Results on online evaluation and offline evaluation prove the effectiveness of object attention and attribute. In fact, both the method can improve image captioning performance and unifying them can boost image captioning greatly.

4.4 Case Study and Visualization

To better show the effectiveness of our method. We have shown in Fig. 2 image attributes and the shift of attention in process of generating caption. From the first two rows, we can see that our model can align words to be generated and objects in images. Before generating words such as cat and standing, our model first attends to the region of cat in the images.
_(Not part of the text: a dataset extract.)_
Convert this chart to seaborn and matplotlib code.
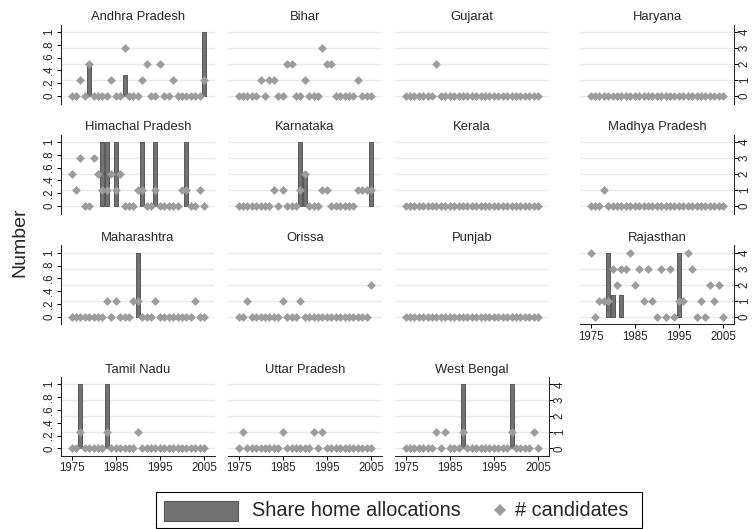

While before generating words such as bottle and wine, our model attends to the region of bottle first. It has strongly proven the effectiveness of object attention method and cast light on what is happening when it generates caption. More cases of attention transitions in process of sentence generation can be seen in Fig. 3. Besides, we can also see that many words in attributes are used for captioning. Taking first image for example, many of its attributes such as cat, wine, bottle, standing appear in its final captioning. It has illustrated that attributes of images are beneficial to image captioning and some words in attributes may even be used in caption.

5 Conclusion

In this paper, we propose a new visual attention: object attention, and combine it with image attributes within two models. We compare our method with previous state of the art methods in online evaluation and offline evaluation manners. From Table 1, we can see that our method outperforms other previous state of the art method by a large margin in offline evaluation manner. From Table 2, we can see that our method achieves comparable results to other state of the art methods, and ranks top three when compared to other state of art method on all metrics. We conclude that attributes combined with object attention can greatly boost image captioning performance.